跳至主要內容

SP Agent Team Token Report — Week of 2026-05-17

1 分
---
title: "Weekly Token Optimization Report: Managing the Opus Spike"
date: "2026-05-18"
category: "Engineering"
tags: ["LLM-Ops", "Token-Optimization", "Claude", "Hermes"]
---

## This Week's Numbers

The current state of our token distribution has hit a **Red Light (🔴)**. After a period of stability, our reliance on Claude Opus has spiked, pushing us past our efficiency threshold.

| Metric | Current Week | Previous Week | Delta | Status |
| :--- | :--- | :--- | :--- | :--- |
| **Avg Opus %** | 54% | 44% | +10% ⚠️ | 🔴 Over Target |
| **Total New Turns** | 418 | - | - | - |
| **Hermes Sessions** | 78 | - | - | 🟢 Stable |
| **Total Sessions** | 25 (Claude) | - | - | - |

Our target is to keep Opus usage **below 50%**. At 54%, we are currently over-indexing on the most expensive model for tasks that may be solvable by Sonnet or our secondary agents.

## What Changed

The data reveals two massive volatility spikes on **May 13th (58% Opus)** and **May 15th (73% Opus)**. 

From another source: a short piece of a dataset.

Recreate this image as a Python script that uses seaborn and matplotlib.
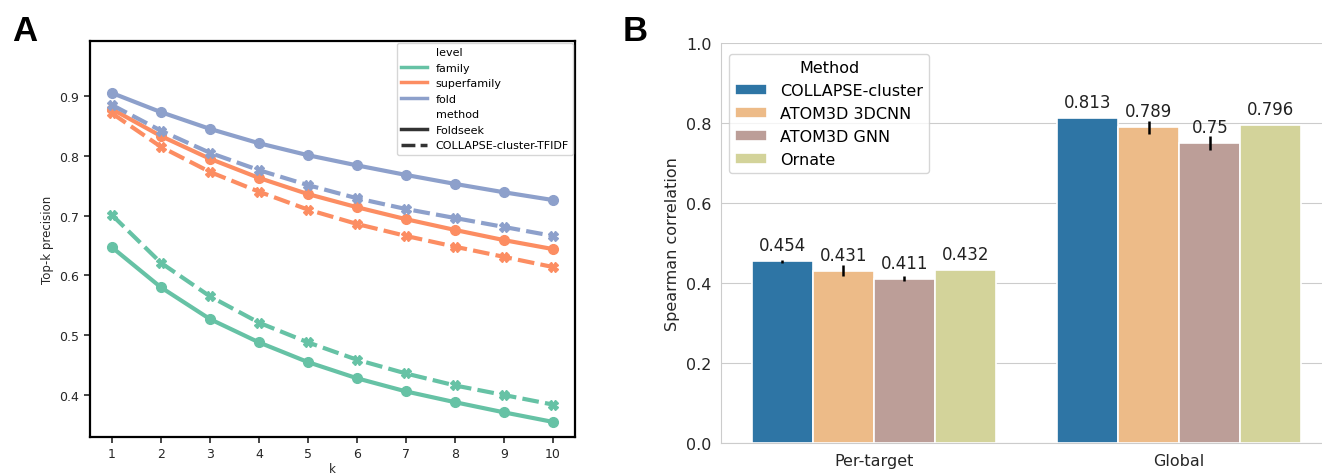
import numpy as np
import pandas as pd
import matplotlib
matplotlib.use("Agg")
import matplotlib.pyplot as plt
import seaborn as sns

# ---------------- Panel A data ----------------
k_values = [1, 2, 3, 4, 5, 6, 7, 8, 9, 10]
levels = ["family", "superfamily", "fold"]
methods_a = ["Foldseek", "COLLAPSE-cluster-TFIDF"]

family_foldseek = [0.647, 0.580, 0.527, 0.488, 0.455, 0.428, 0.406, 0.388, 0.371, 0.355]
family_collapse = [0.701, 0.621, 0.565, 0.521, 0.488, 0.459, 0.436, 0.416, 0.400, 0.384]
superfamily_foldseek = [0.878, 0.833, 0.795, 0.763, 0.736, 0.714, 0.694, 0.676, 0.659, 0.644]
superfamily_collapse = [0.871, 0.815, 0.773, 0.740, 0.710, 0.686, 0.666, 0.648, 0.631, 0.614]
fold_foldseek = [0.905, 0.873, 0.845, 0.821, 0.801, 0.784, 0.768, 0.753, 0.739, 0.726]
fold_collapse = [0.885, 0.842, 0.805, 0.776, 0.751, 0.729, 0.711, 0.696, 0.681, 0.666]

level_colors = ["#66c2a5", "#fc8d62", "#8da0cb"]

# ---------------- Panel B data ----------------
tasks = ["Per-target", "Global"]
methods_b = ["COLLAPSE-cluster", "ATOM3D 3DCNN", "ATOM3D GNN", "Ornate"]
per_target_vals = [0.454, 0.431, 0.411, 0.432]
global_vals = [0.813, 0.789, 0.750, 0.796]
per_target_err = [0.003, 0.013, 0.006, 0.0]
global_err = [0.0, 0.017, 0.017, 0.0]
method_colors = ["#2e75a5", "#edbb88", "#bc9e98", "#d3d39a"]

# ---------------- Build data frames ----------------
series_a = {
    ("family", "Foldseek"): family_foldseek,
    ("family", "COLLAPSE-cluster-TFIDF"): family_collapse,
    ("superfamily", "Foldseek"): superfamily_foldseek,
    ("superfamily", "COLLAPSE-cluster-TFIDF"): superfamily_collapse,
    ("fold", "Foldseek"): fold_foldseek,
    ("fold", "COLLAPSE-cluster-TFIDF"): fold_collapse,
}
rows = []
for (lvl, m), vals in series_a.items():
    for k, v in zip(k_values, vals):
        rows.append({"k": k, "precision": v, "level": lvl, "method": m})
df_a = pd.DataFrame(rows)

rows_b = []
for t, vals in zip(tasks, [per_target_vals, global_vals]):
    for m, v in zip(methods_b, vals):
        rows_b.append({"task": t, "method": m, "value": v})
df_b = pd.DataFrame(rows_b)

# ---------------- Figure ----------------
fig = plt.figure(figsize=(13.22, 4.77), dpi=100)

# Panel A
with sns.axes_style("ticks"):
    ax_a = fig.add_axes([0.068, 0.082, 0.367, 0.830])
sns.lineplot(data=df_a, x="k", y="precision", hue="level", style="method",
             hue_order=levels, style_order=methods_a,
             palette=level_colors, markers=["o", "X"], dashes=True,
             lw=3, markersize=7, ax=ax_a)
for ln in ax_a.lines:
    ln.set_markeredgecolor(ln.get_color())
    ln.set_markeredgewidth(1.0)
for sp in ax_a.spines.values():
    sp.set_color("black")
    sp.set_linewidth(1.6)
ax_a.set_xticks(k_values)
ax_a.set_yticks([0.4, 0.5, 0.6, 0.7, 0.8, 0.9])
ax_a.set_xlim(0.55, 10.45)
ax_a.set_ylim(0.33, 0.992)
ax_a.tick_params(labelsize=9, width=1.2, length=4)
ax_a.set_xlabel("k", fontsize=8.5, labelpad=1)
ax_a.set_ylabel("Top-k precision", fontsize=8.5)
leg_a = ax_a.legend(loc="upper right", fontsize=8, borderaxespad=0.15,
                    handlelength=2.3, labelspacing=0.5, frameon=True)
for h in leg_a.legend_handles:
    h.set_marker("")
    h.set_linewidth(2.5)
leg_a.get_frame().set_edgecolor("#cccccc")

# Panel B
with sns.axes_style("whitegrid"):
    ax_b = fig.add_axes([0.5455, 0.069, 0.462, 0.839])
sns.barplot(data=df_b, x="task", y="value", hue="method", order=tasks,
            hue_order=methods_b, palette=method_colors, errorbar=None,
            saturation=1, edgecolor="white", linewidth=1.2, ax=ax_b)
errs = [[per_target_err[i], global_err[i]] for i in range(len(methods_b))]
for cont, e in zip(ax_b.containers, errs):
    xs = [p.get_x() + p.get_width() / 2 for p in cont.patches]
    ys = [p.get_height() for p in cont.patches]
    ax_b.errorbar(xs, ys, yerr=e, fmt="none", ecolor="black", elinewidth=1.8,
                  capsize=0, zorder=5)
    ax_b.bar_label(cont, fmt="%g", padding=5, fontsize=12, color="#222222")
ax_b.set_ylim(0, 1.0)
ax_b.set_xlim(-0.5, 1.5)
ax_b.set_yticks([0.0, 0.2, 0.4, 0.6, 0.8, 1.0])
ax_b.set_xlabel("")
ax_b.set_ylabel("Spearman correlation", fontsize=11.5)
ax_b.tick_params(labelsize=11.5)
ax_b.grid(axis="x", visible=False)
sns.despine(ax=ax_b, top=True, right=True)
for sp in ["left", "bottom"]:
    ax_b.spines[sp].set_color("#cccccc")
leg_b = ax_b.legend(title="Method", loc="upper left", fontsize=11.5,
                    title_fontsize=11.5, bbox_to_anchor=(0.005, 0.985),
                    borderaxespad=0.3)

# Panel letters
fig.text(0.009, 0.915, "A", fontsize=25, fontweight="bold",
         family="Liberation Sans")
fig.text(0.471, 0.915, "B", fontsize=25, fontweight="bold",
         family="Liberation Sans")

fig.savefig("out.png", dpi=100)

While the early part of the week (May 11-12) showed 0% Opus usage, the mid-week surge suggests that a series of complex architectural hurdles or "hard" implementation tasks forced the team to rely on Opus's superior reasoning capabilities. The high number of new files (28) and turns added (418) indicates a period of heavy feature development.

## Wins

**Hermes Agent Stability:** Our secondary agent, Hermes (running `qwen3-235b-a22b-2507`), has become a reliable workhorse. With 78 sessions triggered via `cron` jobs, it is handling background maintenance and routine checks with a perfect 8-day streak. The consistency of ~11 sessions per day demonstrates that our automation pipeline is healthy and decoupled from the primary Claude project costs.

## Challenges

The "Opus Trap" is our primary challenge. When developers encounter a complex bug, there is a tendency to switch to Opus and stay there for the remainder of the session. This is evident in the May 15th data, where Opus turns (136) dwarfed Sonnet turns (49). We need to implement a stricter "Sonnet-first" workflow to prevent cost leakage.

## Dispatch Optimization

To bring the Opus% back under 50%, we must shift specific workloads from Claude to Hermes:
1. **Routine Log Analysis**: Move all daily `cron` analysis and health checks entirely to Hermes.
2. **Initial Research Passes**: Use Hermes to summarize documentation or scan repositories before passing the refined context to Sonnet/Opus.
3. **Boilerplate Generation**: Shift repetitive scaffolding tasks to the Hermes/Qwen pipeline.

## Cost Savings

By routing 78 routine tasks to Hermes instead of Claude Sonnet, we are reducing our per-query overhead significantly.

- **Claude Sonnet Est. Cost**: ~$0.01 per routine query
- **Hermes (DeepSeek-equiv) Cost**: $0.003 per query
- **Savings per Query**: $0.007
- **Total Weekly Savings**: $78 \times 0.007 \approx \mathbf{\$0.55}$

While the absolute dollar amount is small at this scale, this represents a **70% reduction in cost** for these specific tasks. As we scale from 78 to 7,800 sessions, this optimization becomes critical.

## Next Week's Target

**Goal: Opus% < 45%**

Based on this week's performance, here are the mandatory action items:

1. **Route more implementation to Sonnet**: Because Opus% (54%) is > 50%, developers must attempt a solution with Sonnet 3.5 before escalating to Opus.
2. **Audit "Opus Spikes"**: Review the turns from May 15th to identify if those tasks could have been decomposed into smaller, Sonnet-compatible prompts.
3. **Expand Hermes Triggering**: Identify one more manual "research" task to automate via Hermes `cron` to further lower the primary token load.